Gather up the lines that contain "this".

*Excerpted data*.
########################################

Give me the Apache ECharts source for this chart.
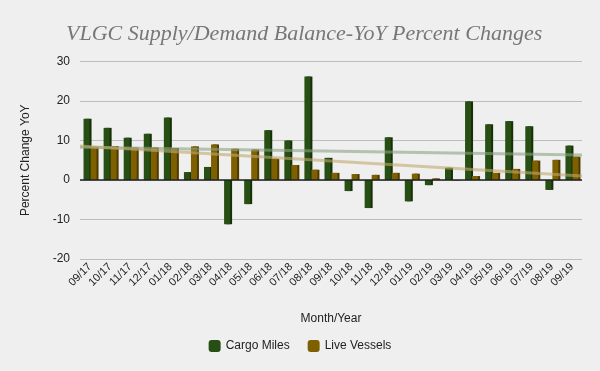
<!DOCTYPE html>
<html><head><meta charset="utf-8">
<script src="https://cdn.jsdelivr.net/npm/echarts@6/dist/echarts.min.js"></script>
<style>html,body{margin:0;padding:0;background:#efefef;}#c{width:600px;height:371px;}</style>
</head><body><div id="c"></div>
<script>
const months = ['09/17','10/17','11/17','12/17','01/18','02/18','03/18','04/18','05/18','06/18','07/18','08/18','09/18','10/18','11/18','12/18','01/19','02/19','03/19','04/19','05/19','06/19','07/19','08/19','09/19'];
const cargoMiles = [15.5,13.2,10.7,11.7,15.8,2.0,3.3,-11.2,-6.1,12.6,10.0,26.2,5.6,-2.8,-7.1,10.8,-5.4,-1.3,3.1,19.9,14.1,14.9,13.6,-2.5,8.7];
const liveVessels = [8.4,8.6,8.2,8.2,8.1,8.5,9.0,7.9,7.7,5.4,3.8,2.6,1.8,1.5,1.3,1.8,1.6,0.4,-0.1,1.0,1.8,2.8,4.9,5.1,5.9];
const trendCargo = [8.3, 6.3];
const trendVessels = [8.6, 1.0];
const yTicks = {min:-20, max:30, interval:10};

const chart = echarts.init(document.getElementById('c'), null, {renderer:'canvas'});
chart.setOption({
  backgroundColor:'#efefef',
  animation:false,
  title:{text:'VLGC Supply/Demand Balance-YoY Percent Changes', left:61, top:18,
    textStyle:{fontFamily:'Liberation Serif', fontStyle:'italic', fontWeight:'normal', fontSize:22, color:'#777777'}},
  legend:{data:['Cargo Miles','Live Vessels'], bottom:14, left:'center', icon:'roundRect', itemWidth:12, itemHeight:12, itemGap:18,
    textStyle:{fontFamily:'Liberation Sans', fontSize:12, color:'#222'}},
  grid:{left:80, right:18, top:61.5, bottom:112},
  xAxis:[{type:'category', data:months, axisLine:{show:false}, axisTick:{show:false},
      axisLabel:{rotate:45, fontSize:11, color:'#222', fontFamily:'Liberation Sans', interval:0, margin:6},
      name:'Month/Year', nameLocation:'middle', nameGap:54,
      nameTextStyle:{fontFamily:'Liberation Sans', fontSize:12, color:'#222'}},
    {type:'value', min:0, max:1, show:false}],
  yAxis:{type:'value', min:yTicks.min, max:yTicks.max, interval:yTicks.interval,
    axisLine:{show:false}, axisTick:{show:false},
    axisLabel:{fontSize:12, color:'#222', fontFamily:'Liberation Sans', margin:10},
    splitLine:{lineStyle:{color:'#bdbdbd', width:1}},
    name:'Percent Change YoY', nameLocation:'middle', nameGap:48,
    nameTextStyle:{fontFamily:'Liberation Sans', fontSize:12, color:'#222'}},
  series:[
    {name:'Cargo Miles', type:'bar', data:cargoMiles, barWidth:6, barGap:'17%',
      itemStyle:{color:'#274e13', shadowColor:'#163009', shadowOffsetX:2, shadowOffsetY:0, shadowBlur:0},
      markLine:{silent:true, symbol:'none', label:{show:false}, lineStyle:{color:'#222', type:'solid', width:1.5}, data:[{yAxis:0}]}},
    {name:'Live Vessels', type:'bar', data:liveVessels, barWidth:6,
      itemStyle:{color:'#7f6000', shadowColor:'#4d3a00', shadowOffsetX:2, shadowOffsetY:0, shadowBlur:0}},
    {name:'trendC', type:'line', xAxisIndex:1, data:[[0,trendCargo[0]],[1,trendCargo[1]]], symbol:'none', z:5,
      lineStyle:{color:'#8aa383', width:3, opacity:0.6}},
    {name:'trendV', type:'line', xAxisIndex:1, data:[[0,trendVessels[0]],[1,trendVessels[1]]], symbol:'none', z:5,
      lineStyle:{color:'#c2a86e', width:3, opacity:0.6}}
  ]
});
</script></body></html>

########################################

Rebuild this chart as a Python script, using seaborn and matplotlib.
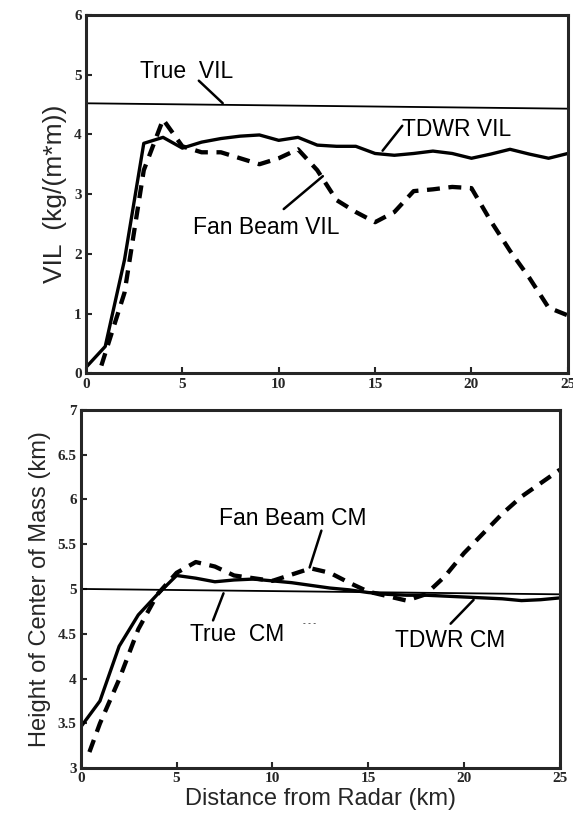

########################################

*Exercise output*.
Give me the Apache ECharts source for this chart.
Rebuild this chart as a Python script, using seaborn and matplotlib.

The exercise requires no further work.